Think that the kernel calculates some values and these calculated values are used by all of the threads,
__global__ void kernel(...) {
int idx = threadIdx.x + blockDim.x * blockIdx.x;
int id0 = blockDim.x * blockIdx.x;
int reg = id0 * ...;
int reg0 = reg * a / x + y;
...
int val = reg + reg0 + 2 * idx;
output[idx] = val > 10;
}
So, instead of keeping reg and reg0 as registers and making them possibily spill out to local memory (global memory), we may use shared memory.
__global__ void kernel(...) {
__shared__ int cache[10];
int idx = threadIdx.x + blockDim.x * blockIdx.x;
if (threadIdx.x == 0) {
int id0 = blockDim.x * blockIdx.x;
cache[0] = id0 * ...;
cache[1] = cache[0] * a / x + y;
}
__syncthreads();
...
int val = cache[0] + cache[1] + 2 * idx;
output[idx] = val > 10;
}
Take a look at this paper for further information..
It is not generally a good approach to minimize register pressure. The compiler does a good job optimizing the overall projected kernel performance, and it takes into account lots of factors, incliding register.
How does it work when reducing registers caused slower speed
Most probably the compiler had to spill insufficient register data into "local" memory, which is essentially the same as global memory, and thus very slow
For optimization purposes I would recommend to use keywords like const, volatile and so on where necessary, to help the compiler on the optimization phase.
Anyway, it is not these tiny issues like registers which often make CUDA kernels run slow. I'd recommend to optimize work with global memory, the access pattern, caching in texture memory if possible, transactions over the PCIe.

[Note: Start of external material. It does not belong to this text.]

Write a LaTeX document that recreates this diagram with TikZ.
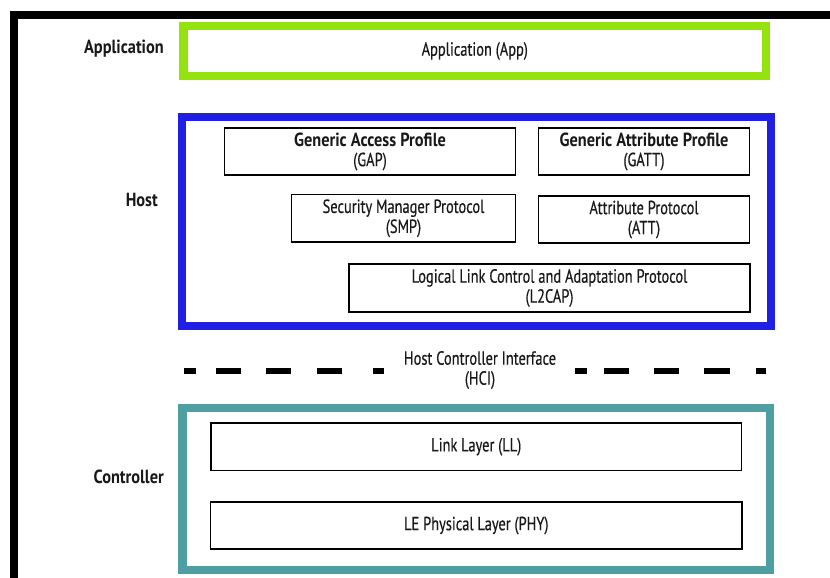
\documentclass[tikz,border=0pt]{standalone}
\usepackage{fontspec}
\setmainfont{PT Sans}[FakeStretch=0.76, FakeBold=0.45]
\newfontfamily\boldf{PT Sans}[FakeStretch=0.86]
\definecolor{appgreen}{RGB}{148,226,14}
\definecolor{hostblue}{RGB}{32,32,228}
\definecolor{ctrlteal}{RGB}{78,158,162}
\definecolor{txt}{RGB}{25,25,25}
\newcommand{\bl}[1]{{\boldf\bfseries #1}}
\tikzset{
  txtfont/.style={font=\fontsize{19}{20}\selectfont, text=txt},
  layer/.style={draw=black, line width=1.6pt, fill=white, inner sep=0pt, align=center, txtfont},
  group/.style={line width=8.5pt, inner sep=0pt},
  side/.style={font=\boldf\bfseries\fontsize{19}{20}\selectfont, text=txt, anchor=east, inner sep=0pt},
  hciline/.style={line width=6pt, line cap=butt}
}
\begin{document}
\begin{tikzpicture}[x=1pt,y=-1pt]
\useasboundingbox[fill=white] (0,0) rectangle (830,578);
% outer black frame (top and left)
\draw[line width=8pt] (830,15) -- (14,15) -- (14,578);
% group boxes
\node[group, draw=appgreen, minimum width=582.5pt, minimum height=50pt] (app) at (474.75,51) {};
\node[group, draw=hostblue, minimum width=589pt, minimum height=209pt] (host) at (476.5,221.5) {};
\node[group, draw=ctrlteal, minimum width=587.5pt, minimum height=162pt] (ctrl) at (476.25,489) {};
% app text
\node[txtfont, inner sep=0pt] (apptext) at (app.center) {Application (App)};
% side labels
\node[side] (lapp) at (164,49) {Application};
\node[side] (lhost) at (158,200) {Host};
\node[side] (lctrl) at (164,477) {Controller};
% host layers
\node[layer, minimum width=291pt, minimum height=47pt] (gap) at (370,151.5) {\bl{Generic Access Profile}\\(GAP)};
\node[layer, minimum width=211pt, minimum height=47pt] (gatt) at (644,151.5) {\bl{Generic Attribute Profile}\\(GATT)};
\node[layer, minimum width=224pt, minimum height=47.5pt] (smp) at (403.5,218.25) {Security Manager Protocol\\(SMP)};
\node[layer, minimum width=211pt, minimum height=47pt] (att) at (644,219.5) {Attribute Protocol\\(ATT)};
\node[layer, minimum width=401pt, minimum height=48pt] (l2cap) at (549.5,288) {Logical Link Control and Adaptation Protocol\\(L2CAP)};
% controller layers
\node[layer, minimum width=530.5pt, minimum height=47.5pt] (ll) at (476.25,446.75) {Link Layer (LL)};
\node[layer, minimum width=531.5pt, minimum height=47pt] (phy) at (476.25,525.5) {LE Physical Layer (PHY)};
% HCI
\node[txtfont, align=center, inner sep=0pt] (hci) at (480,370) {Host Controller Interface\\(HCI)};
\coordinate (hciL) at (184,371);
\coordinate (hciLe) at (384,371);
\coordinate (hciRs) at (575,371);
\coordinate (hciR) at (766,371);
\draw[hciline, dash pattern=on 12pt off 20pt on 25pt off 25pt on 25pt off 26pt on 25pt off 31pt on 11pt off 100pt] (hciL) -- (hciLe);
\draw[hciline, dash pattern=on 12pt off 17pt on 25pt off 25pt on 25pt off 25pt on 26pt off 26pt on 10pt off 100pt] (hciRs) -- (hciR);
\end{tikzpicture}
\end{document}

The instruction count increase when lowering the register usage have a simple explanation. The compiler could be using registers to store the results of some operations that are used more than once through your code in order to avoid recalculating those values, when forced to use less registers, the compiler decides to recalculate those values that would be stored in registers otherwise.